____ Recorded data
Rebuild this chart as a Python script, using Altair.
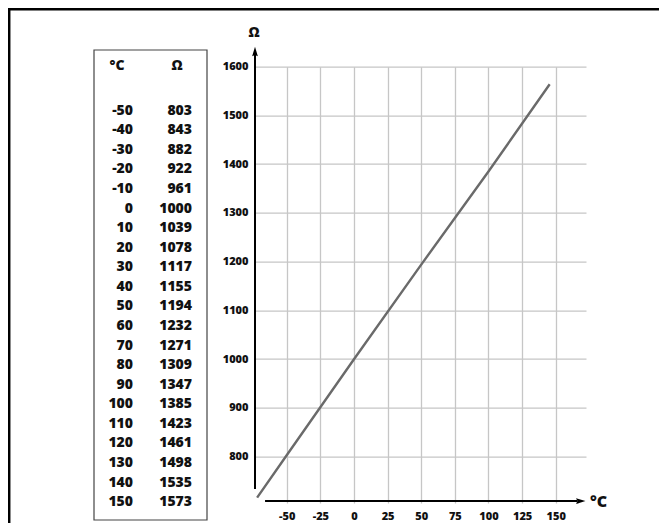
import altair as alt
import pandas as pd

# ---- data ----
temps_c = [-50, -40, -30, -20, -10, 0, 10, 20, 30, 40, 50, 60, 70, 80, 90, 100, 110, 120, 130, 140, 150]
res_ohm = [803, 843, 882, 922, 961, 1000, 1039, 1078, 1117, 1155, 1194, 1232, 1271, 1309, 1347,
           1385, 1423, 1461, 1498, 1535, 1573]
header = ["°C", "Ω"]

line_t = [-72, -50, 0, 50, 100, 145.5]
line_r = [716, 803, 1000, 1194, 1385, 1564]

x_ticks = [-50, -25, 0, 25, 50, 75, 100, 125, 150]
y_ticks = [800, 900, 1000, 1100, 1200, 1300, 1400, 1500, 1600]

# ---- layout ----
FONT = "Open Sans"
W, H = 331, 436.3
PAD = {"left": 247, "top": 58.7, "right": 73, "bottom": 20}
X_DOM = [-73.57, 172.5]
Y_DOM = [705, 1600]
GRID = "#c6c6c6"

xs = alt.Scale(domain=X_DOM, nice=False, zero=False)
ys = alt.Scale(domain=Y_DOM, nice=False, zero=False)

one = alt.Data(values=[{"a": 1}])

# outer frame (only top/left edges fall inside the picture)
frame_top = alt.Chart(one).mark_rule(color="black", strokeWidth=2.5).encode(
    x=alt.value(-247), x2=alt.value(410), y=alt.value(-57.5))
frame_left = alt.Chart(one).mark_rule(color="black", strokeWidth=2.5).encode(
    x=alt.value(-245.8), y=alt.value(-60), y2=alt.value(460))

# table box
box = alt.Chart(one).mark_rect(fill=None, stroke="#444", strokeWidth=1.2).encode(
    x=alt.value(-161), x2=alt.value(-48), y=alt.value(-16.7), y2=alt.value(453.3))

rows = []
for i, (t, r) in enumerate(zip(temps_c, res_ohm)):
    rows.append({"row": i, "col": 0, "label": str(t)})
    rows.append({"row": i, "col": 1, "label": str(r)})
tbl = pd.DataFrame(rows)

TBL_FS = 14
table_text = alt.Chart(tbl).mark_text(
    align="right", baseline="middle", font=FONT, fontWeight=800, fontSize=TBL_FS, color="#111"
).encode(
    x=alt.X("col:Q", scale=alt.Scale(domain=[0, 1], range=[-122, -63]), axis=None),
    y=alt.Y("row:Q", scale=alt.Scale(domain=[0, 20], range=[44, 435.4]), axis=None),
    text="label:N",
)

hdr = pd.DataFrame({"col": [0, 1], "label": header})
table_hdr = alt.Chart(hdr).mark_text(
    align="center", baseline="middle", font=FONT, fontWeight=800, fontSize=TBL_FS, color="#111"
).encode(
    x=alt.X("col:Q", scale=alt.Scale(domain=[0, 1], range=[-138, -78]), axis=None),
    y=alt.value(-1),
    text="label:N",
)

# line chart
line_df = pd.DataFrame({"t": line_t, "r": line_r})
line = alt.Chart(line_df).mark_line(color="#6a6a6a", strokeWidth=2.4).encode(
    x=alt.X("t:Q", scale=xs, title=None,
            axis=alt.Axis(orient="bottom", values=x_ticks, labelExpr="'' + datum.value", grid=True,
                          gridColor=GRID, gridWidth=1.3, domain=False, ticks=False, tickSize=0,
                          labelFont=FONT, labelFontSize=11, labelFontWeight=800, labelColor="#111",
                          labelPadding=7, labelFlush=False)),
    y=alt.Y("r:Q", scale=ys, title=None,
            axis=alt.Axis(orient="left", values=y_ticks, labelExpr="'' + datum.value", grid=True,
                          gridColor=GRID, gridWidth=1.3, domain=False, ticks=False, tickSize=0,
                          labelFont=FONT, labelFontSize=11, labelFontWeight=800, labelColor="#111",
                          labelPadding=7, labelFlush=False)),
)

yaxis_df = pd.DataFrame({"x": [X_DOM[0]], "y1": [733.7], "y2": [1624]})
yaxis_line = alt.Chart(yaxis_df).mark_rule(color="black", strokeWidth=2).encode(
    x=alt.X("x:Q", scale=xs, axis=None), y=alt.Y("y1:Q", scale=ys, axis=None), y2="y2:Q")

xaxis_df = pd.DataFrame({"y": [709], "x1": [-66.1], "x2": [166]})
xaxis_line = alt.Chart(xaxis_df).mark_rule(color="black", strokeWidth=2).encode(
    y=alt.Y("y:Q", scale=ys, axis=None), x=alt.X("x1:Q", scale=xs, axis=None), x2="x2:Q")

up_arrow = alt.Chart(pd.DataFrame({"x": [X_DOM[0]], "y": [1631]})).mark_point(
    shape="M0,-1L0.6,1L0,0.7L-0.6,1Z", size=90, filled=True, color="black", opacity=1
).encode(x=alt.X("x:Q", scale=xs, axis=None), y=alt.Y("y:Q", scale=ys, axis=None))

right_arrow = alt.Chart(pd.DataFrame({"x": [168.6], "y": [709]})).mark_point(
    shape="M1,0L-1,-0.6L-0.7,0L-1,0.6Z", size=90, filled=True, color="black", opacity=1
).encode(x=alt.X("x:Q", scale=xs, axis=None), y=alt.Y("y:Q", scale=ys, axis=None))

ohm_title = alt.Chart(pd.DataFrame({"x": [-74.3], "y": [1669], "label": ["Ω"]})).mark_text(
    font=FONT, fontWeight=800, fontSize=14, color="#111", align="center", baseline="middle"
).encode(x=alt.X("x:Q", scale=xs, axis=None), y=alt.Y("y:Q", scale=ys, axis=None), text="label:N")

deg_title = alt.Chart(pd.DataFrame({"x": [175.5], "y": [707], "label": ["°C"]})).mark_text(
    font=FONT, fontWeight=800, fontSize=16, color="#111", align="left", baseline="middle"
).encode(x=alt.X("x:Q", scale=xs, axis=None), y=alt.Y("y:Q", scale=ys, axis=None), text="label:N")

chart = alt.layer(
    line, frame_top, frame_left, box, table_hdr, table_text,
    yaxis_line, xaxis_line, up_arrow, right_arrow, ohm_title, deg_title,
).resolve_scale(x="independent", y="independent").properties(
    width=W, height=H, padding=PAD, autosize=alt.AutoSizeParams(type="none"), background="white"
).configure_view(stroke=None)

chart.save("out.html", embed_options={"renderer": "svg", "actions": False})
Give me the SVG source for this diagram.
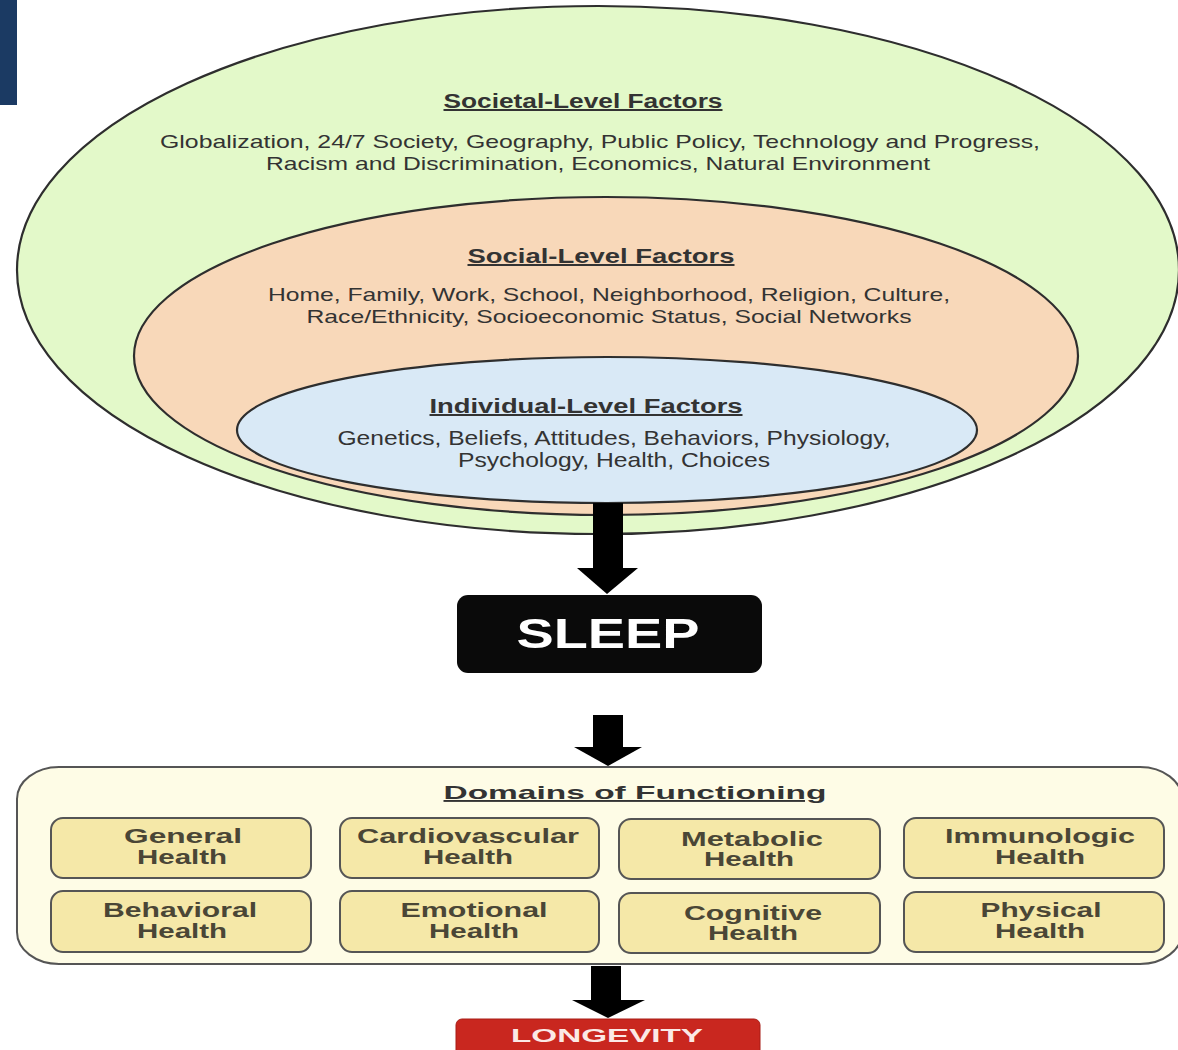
________
Find how many lines in the listing hold "this", and reply with that number only.

2